§ **PROBLEM DESCRIPTION**
In the data below, locate each line with the word "chart" and list it.

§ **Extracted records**
╭──

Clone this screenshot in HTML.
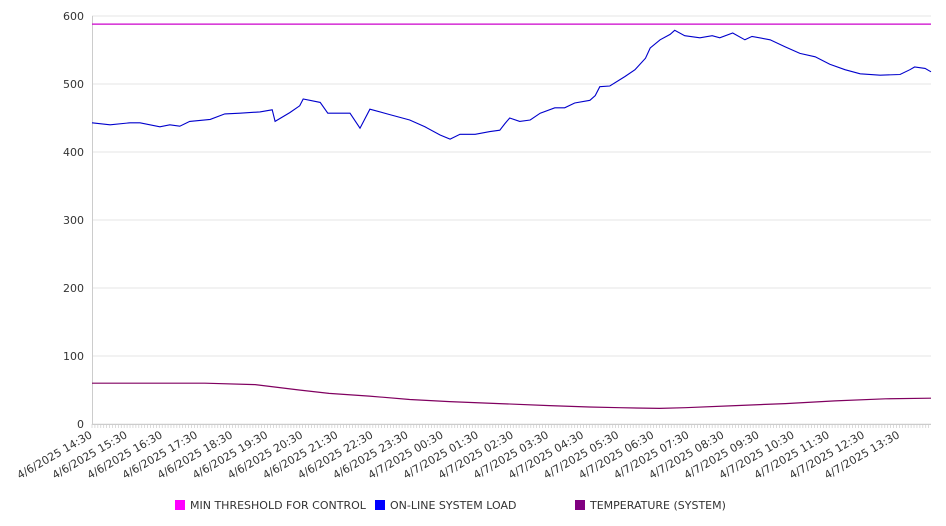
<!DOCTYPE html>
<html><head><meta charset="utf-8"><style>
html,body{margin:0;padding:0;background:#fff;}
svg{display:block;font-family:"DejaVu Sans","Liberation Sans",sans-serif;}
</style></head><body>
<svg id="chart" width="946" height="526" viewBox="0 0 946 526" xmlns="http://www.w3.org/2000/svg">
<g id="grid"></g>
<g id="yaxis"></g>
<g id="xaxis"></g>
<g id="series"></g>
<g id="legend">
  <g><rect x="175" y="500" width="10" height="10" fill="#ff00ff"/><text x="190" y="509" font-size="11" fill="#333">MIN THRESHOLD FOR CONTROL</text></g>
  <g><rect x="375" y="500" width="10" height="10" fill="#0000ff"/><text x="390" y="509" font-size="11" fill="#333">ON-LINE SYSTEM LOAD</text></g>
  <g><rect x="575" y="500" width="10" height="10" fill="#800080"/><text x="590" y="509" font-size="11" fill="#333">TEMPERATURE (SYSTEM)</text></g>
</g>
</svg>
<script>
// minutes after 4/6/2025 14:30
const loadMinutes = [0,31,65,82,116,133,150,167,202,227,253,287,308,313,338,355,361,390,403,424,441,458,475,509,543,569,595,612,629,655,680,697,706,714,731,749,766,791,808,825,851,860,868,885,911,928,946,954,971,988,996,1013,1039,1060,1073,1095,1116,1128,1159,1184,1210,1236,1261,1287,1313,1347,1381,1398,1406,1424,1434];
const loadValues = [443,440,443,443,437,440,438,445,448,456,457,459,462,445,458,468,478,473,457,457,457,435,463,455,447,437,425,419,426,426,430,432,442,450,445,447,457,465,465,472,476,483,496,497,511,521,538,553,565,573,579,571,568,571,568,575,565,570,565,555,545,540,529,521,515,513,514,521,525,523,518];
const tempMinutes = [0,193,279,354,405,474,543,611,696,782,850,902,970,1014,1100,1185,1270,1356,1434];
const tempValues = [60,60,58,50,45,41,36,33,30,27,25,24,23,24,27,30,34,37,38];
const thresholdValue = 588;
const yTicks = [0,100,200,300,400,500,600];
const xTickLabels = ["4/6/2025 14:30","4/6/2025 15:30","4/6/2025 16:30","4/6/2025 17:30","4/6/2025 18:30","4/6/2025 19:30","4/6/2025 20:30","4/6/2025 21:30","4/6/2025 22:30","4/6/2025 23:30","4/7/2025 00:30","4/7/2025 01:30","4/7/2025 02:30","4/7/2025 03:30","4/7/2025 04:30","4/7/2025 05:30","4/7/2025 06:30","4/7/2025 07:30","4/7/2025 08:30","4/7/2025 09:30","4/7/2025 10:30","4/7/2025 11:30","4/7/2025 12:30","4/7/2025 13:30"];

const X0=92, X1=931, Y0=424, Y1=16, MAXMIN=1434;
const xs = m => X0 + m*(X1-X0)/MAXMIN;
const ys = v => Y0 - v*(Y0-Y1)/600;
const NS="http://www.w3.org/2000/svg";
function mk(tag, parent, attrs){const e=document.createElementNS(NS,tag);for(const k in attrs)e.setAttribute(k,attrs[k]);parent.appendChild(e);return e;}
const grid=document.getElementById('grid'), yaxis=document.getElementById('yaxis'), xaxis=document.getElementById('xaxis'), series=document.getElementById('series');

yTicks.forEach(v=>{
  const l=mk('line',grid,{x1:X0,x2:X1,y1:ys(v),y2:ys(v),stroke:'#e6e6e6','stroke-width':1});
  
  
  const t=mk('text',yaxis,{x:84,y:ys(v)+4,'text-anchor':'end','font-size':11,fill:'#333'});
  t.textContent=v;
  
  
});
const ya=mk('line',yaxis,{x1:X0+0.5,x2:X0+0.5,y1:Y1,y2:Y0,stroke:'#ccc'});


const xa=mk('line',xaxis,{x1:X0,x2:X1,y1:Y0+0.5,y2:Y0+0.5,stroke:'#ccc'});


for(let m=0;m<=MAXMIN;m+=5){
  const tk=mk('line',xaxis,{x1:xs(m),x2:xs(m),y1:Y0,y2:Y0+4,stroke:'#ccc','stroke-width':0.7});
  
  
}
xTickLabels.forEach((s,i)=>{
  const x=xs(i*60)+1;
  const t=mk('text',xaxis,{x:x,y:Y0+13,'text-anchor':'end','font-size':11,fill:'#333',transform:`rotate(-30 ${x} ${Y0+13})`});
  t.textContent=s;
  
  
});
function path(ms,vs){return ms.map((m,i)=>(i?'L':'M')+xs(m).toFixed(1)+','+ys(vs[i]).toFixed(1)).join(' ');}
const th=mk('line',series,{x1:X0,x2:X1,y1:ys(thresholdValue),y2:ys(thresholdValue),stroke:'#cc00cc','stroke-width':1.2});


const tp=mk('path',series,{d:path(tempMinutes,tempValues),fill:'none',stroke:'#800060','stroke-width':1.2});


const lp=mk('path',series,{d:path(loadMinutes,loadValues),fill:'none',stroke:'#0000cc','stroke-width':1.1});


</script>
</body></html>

╰──
╭──

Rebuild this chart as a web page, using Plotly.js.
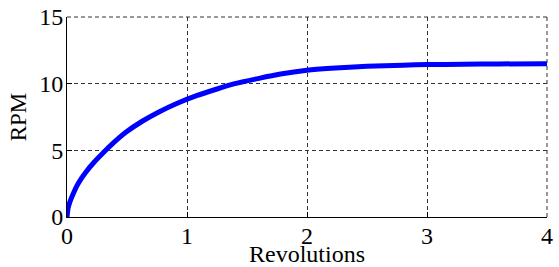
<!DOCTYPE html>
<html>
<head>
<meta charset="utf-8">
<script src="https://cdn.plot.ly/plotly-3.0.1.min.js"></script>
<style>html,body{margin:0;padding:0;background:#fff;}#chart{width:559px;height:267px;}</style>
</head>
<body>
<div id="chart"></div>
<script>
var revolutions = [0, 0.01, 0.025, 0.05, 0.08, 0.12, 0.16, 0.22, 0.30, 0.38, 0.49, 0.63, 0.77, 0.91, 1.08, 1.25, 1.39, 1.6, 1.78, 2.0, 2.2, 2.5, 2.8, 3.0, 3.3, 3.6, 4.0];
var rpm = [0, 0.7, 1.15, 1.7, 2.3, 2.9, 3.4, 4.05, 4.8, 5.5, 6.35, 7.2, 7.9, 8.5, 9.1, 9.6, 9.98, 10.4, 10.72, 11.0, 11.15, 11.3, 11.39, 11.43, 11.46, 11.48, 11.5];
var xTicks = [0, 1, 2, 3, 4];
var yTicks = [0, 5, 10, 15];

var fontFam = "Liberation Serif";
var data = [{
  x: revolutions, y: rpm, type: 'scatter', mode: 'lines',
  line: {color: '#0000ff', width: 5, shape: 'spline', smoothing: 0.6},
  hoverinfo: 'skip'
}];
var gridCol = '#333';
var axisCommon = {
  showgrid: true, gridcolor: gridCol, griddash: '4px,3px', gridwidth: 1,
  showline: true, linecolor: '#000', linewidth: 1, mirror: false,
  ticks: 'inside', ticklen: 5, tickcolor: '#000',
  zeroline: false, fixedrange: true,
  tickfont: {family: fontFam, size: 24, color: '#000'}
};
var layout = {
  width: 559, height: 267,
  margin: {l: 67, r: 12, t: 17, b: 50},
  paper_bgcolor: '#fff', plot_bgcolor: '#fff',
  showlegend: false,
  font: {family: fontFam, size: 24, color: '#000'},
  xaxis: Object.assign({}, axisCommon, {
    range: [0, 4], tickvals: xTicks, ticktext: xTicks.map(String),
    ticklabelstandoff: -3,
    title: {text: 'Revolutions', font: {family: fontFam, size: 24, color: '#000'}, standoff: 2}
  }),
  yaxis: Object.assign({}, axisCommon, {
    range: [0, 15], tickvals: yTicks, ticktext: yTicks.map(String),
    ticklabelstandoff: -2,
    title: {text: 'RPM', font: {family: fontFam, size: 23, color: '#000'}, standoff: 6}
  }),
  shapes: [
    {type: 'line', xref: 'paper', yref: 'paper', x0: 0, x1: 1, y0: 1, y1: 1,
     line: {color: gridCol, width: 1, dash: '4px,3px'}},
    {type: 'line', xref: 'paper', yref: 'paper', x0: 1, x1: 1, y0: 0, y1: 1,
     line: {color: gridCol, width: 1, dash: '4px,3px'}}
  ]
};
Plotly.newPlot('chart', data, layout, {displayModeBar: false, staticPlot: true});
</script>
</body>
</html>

╰──

§ **ANSWER TO THIS TASK**
<svg id="chart" width="946" height="526" viewBox="0 0 946 526" xmlns="http://www.w3.org/2000/svg">
Rebuild this chart as a web page, using Plotly.js.
<style>html,body{margin:0;padding:0;background:#fff;}#chart{width:559px;height:267px;}</style>
<div id="chart"></div>
Plotly.newPlot('chart', data, layout, {displayModeBar: false, staticPlot: true});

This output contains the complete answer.